Sie sind handelspolitischer Sprecher der Linksfraktion im Europäischen Parlament. Trump hat gerade die internationalen Handelsbeziehungen für seine »America first«-Politik genutzt - und viel Porzellan zerschlagen. Kein US-Präsident hat jemals so viele Handelskonflikte angezettelt wie Trump. Lässt sich das wieder reparieren?
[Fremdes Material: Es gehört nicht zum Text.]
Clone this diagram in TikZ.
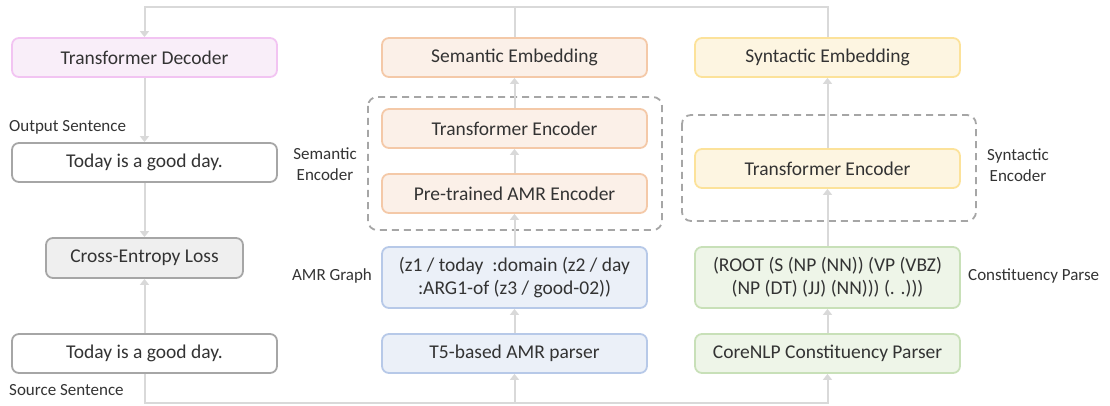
\documentclass[tikz,border=0pt]{standalone}
\usepackage{fontspec}
\setmainfont{Carlito}
\usetikzlibrary{arrows.meta}
\definecolor{linegray}{HTML}{D9D9D9}
\definecolor{txtgray}{HTML}{333333}
\definecolor{dashgray}{HTML}{A6A6A6}
\definecolor{pinkfill}{HTML}{F9EEF9}
\definecolor{pinkdraw}{HTML}{F2C4F2}
\definecolor{orangefill}{HTML}{FBF0E8}
\definecolor{orangedraw}{HTML}{F4C9A8}
\definecolor{bluefill}{HTML}{EBF0F8}
\definecolor{bluedraw}{HTML}{B7C9E8}
\definecolor{yellowfill}{HTML}{FDF5E1}
\definecolor{yellowdraw}{HTML}{FCE29A}
\definecolor{greenfill}{HTML}{EEF5E8}
\definecolor{greendraw}{HTML}{C8E0B8}
\definecolor{grayfill}{HTML}{EFEFEF}
\definecolor{graydraw}{HTML}{A6A6A6}
\tikzset{
  block/.style={rounded corners=7pt, line width=1.8pt, minimum width=265pt,
    minimum height=39pt, align=center, inner sep=0pt, text=txtgray,
    font=\fontsize{19.5}{23}\selectfont},
  pinkbox/.style={block, draw=pinkdraw, fill=pinkfill},
  orangebox/.style={block, draw=orangedraw, fill=orangefill},
  bluebox/.style={block, draw=bluedraw, fill=bluefill},
  yellowbox/.style={block, draw=yellowdraw, fill=yellowfill},
  greenbox/.style={block, draw=greendraw, fill=greenfill},
  graybox/.style={block, draw=graydraw, fill=grayfill},
  whitebox/.style={block, draw=graydraw, fill=white},
  lbl/.style={text=txtgray, inner sep=0pt, align=center,
    font=\fontsize{17}{21}\selectfont},
  link/.style={draw=linegray, line width=2pt},
  arr/.style={link, -{Triangle[width=9pt,length=6pt]}},
  encbox/.style={draw=dashgray, line width=1.8pt, dash pattern=on 7pt off 5pt,
    rounded corners=9pt}
}
\begin{document}
\begin{tikzpicture}[x=1pt,y=-1pt]
\useasboundingbox (0,0) rectangle (1110,406);
% left column
\node[pinkbox] (dec) at (144.5,57.5) {Transformer Decoder};
\node[whitebox] (out) at (144.5,162.5) {Today is a good day.};
\node[graybox, minimum width=197pt, minimum height=40pt] (loss) at (144.5,258) {Cross-Entropy Loss};
\node[whitebox] (src) at (144.5,353.5) {Today is a good day.};
\node[lbl, anchor=west] (outlbl) at (9,127) {Output Sentence};
\node[lbl, anchor=west] (srclbl) at (9,390) {Source Sentence};
% semantic column
\draw[encbox] (368,97) rectangle (662,230);
\node[orangebox] (semb) at (514.5,57.5) {Semantic Embedding};
\node[orangebox] (semtenc) at (514.5,128.5) {Transformer Encoder};
\node[orangebox] (amrenc) at (514.5,193.5) {Pre-trained AMR Encoder};
\node[bluebox, minimum height=61pt] (amr) at (514.5,277.5) {(z1 / today~~:domain (z2 / day\\:ARG1-of (z3 / good-02))};
\node[bluebox] (t5) at (514.5,353.5) {T5-based AMR parser};
\node[lbl] (semlbl) at (325,164) {Semantic\\Encoder};
\node[lbl] (amrlbl) at (332,276) {AMR Graph};
% syntactic column
\draw[encbox] (682,115) rectangle (976,221);
\node[yellowbox] (synemb) at (827.5,57.5) {Syntactic Embedding};
\node[yellowbox] (syntenc) at (827.5,168.5) {Transformer Encoder};
\node[greenbox, minimum height=61pt] (cons) at (827.5,277.5) {(ROOT (S (NP (NN)) (VP (VBZ)\\(NP (DT) (JJ) (NN))) (. .)))};
\node[greenbox] (core) at (827.5,353.5) {CoreNLP Constituency Parser};
\node[lbl] (synlbl) at (1018,165) {Syntactic\\Encoder};
\node[lbl, anchor=west] (conslbl) at (968,276) {Constituency Parse};
% connectors
\coordinate (top) at (514.5,7);
\coordinate (bot) at (514.5,403);
\draw[arr] (synemb.north) |- (top) -| (dec.north);
\draw[link] (semb.north) -- (top);
\draw[arr] (dec) -- (out);
\draw[arr] (out) -- (loss);
\draw[arr] (src) -- (loss);
\draw[link] (src.south) |- (bot);
\draw[arr] (bot) -- (t5);
\draw[arr] (bot) -| (core.south);
\draw[arr] (t5) -- (amr);
\draw[arr] (amr) -- (amrenc);
\draw[arr] (amrenc) -- (semtenc);
\draw[arr] (semtenc) -- (semb);
\draw[arr] (core) -- (cons);
\draw[arr] (cons) -- (syntenc);
\draw[arr] (syntenc) -- (synemb);
\end{tikzpicture}
\end{document}
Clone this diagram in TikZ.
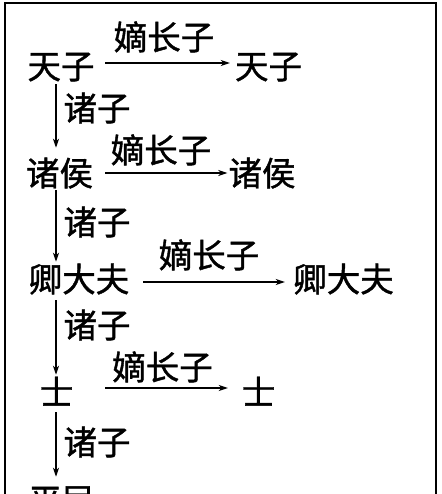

Wenn die EU eine glaubhafte Handelspolitik gegenüber den USA entwickeln will, muss sie strikt auf eine regelbasierte multilaterale und faire Welthandelspolitik setzen. Das wird sich nur im Rahmen der Welthandelsorganisation WTO und durch die Veränderung der WTO selbst, ihres Funktionierens und ihrer Struktur erreichen lassen. Gerade in dieser Hinsicht hat die Trump-Administration unglaublich gebremst. Dabei ist ganz klar: Die Handelsagenda der EU, aller Player in diesem Feld, muss eine inklusive, faire und auf gemeinschaftliche gemeinsame Standards setzende sein. Nur so lässt sich der Brand, den ich weltweit lodern sehe, austreten. Nehmen wir das Verhältnis zwischen den USA und China - zwei Wirtschaftsgiganten, Wettbewerber und hoffentlich auch Partner für die Europäische Union zugleich. Aber muss es nicht eigentlich in diesem Dreierverhältnis darum gehen, durch die Kombination von wirtschaftlichen Potenzialen dieser drei die zentralen Fragen für die Menschheit endlich anzugehen, anstatt sich gegeneinander aufzustellen? Um die Klimafrage so schnell wie möglich in den Griff zu bekommen, den sozial-ökologischen Umbau voranzutreiben, die Armut zu überwinden, Gerechtigkeit weltweit herzustellen und die 17 Nachhaltigkeitsziele der UN-Agenda 2030 zu erreichen, braucht es dringend ein Zusammenführen der Potenziale. Dies wird aber nur über ein verantwortungsbewusstes Agieren in auch im politischen Denken dekolonialisierten internationalen Gremien wie der UNCTAD oder anderen UN-Organisationen funktionieren. Auch die coronabedingt verschobene Ministerkonferenz der multilateralen WTO, die nun dieses Jahr ansteht, muss dafür Weichen stellen. US-Präsident Biden muss ebenso liefern wie Ursula von der Leyen und Xi Jiping und viele andere.